Si se ha de construir un universo poético con la fuerza de la ironía, ésta debe acompañarse con la reflexión, primero, la especulación, después, y con la proposición (al final) de lo que el poeta piensa debe mirarse desde otro punto de vista en el vasto territorio de la poesía. El mundo dejó de ser el espacio del asombro (aunque a veces puede asombrar hasta al más incrédulo) para transformarse en el ámbito de los desastres (al menos así lo veo yo). Por supuesto, ningún poeta quiere que sus lectores acaben con una depresión incurable o, peor, en el definitivo suicidio, pero no puedo entender una poesía que rehuya los temas más importantes e inmediatos en pos de una mirada light que todo lo banaliza.
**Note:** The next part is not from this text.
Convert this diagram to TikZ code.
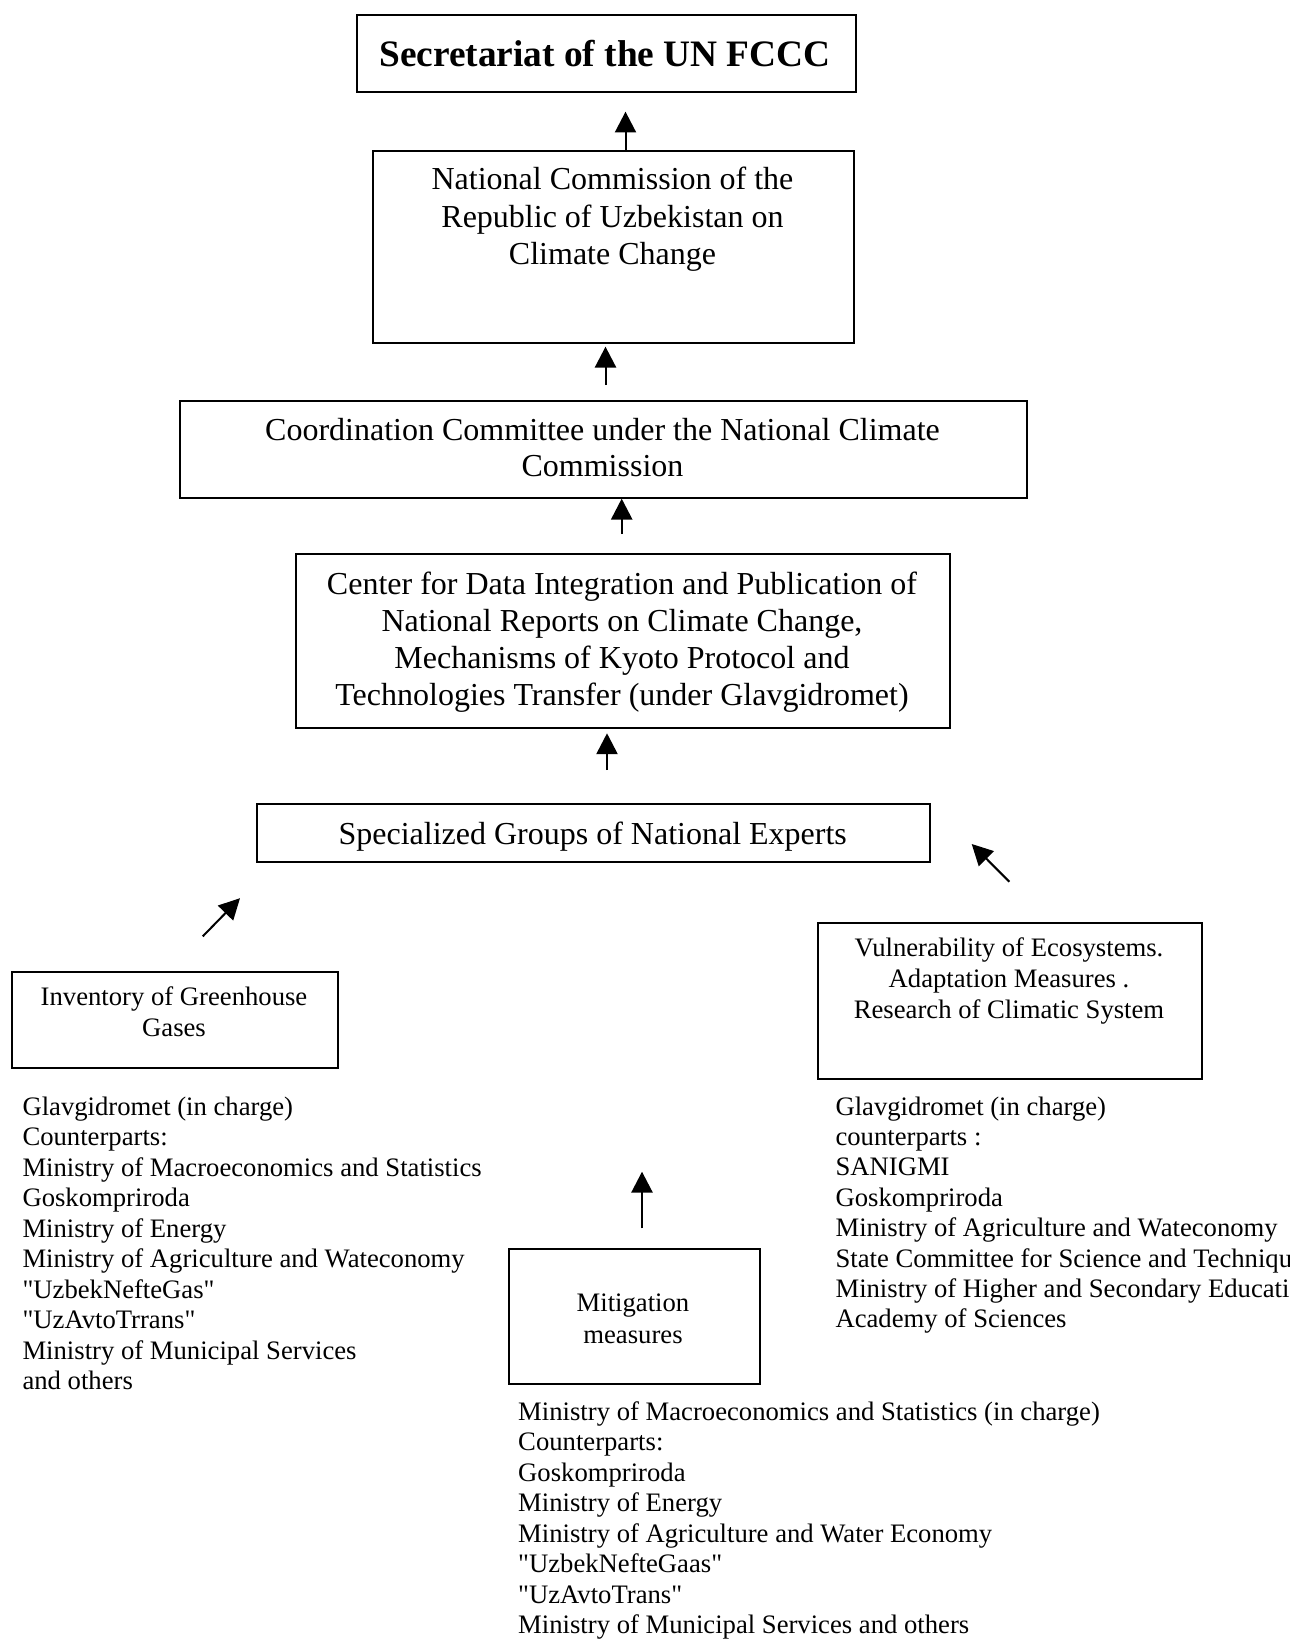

La poesía, a mi entender, debe ser, hoy por hoy, uno de los últimos reductos (y casi el único) donde nadie teme a la fuerza de las emociones o a la fuerza del pensamiento. Que no sea responsabilidad del poeta hacer creer que hemos llegado a la maravilla prodigiosa de la utopía concluida. Por ningún motivo. Como el mundo no ha acabado (y es de esperar que no acabe, al menos, pronto) la poesía siempre tendrá motivos para dialogar sobre lo presente, imaginar sobre lo futuro, cuestionar el pasado y lo por venir y proponer visiones diferentes que huyan siempre de la concesión o de las prebendas que una buena carcajada puede obtener del poder y de sus defensores. La mayor subversión es aquella que nos hace crear universos distintos, realidades desconocidas, mundos inexplorados. La carcajada es sólo un acto reflejo que no logra plasmar más que el estentóreo ruido de un mundo colapsado por la contaminación acústica. La ironía, la crítica, el verdadero humor (entendiendo que existen buenos y malos humores) radica en el espacio del silencio o del canto verdadero que busca la armonía. Como diría el gran Juan Ramón Jiménez refiriéndose a la poesía y a su relación con la realidad más evidente: “el estrépito encoje el canto agranda”. Que la poesía, víctima de esta “peste pasajera”, no sucumba ante el delirio febril de la estulticia, de la superficialidad, del falso humor de los hipnotizadores de turno.


[1] Texto leído en el “Quinto Encuentro de Escritores de Monterrey”, Monterrey, México, septiembre de 2000.
[2] Me refiero esencialmente a aquellos seguidores de una vanguardia a ultranza, de la cual sólo leían la frase huidobreana “el poeta es un pequeño dios” o de aquellos que veían en el fervor acumulativo y adánico de Neruda la alternativa para hacer una poesía profética y hasta casi religiosa.
[3] Claramente me refiero a la antipoesía. No a Parra, quien halló su camino recorriéndolo acertadamente, sino a sus trasnochados seguidores que han “infectado” el panorama de la lírica en Chile, Argentina y otros países de Sudamérica.
[4] La alusión es clara a una buena parte de la poesía de Mario Benedetti y sus seguidores.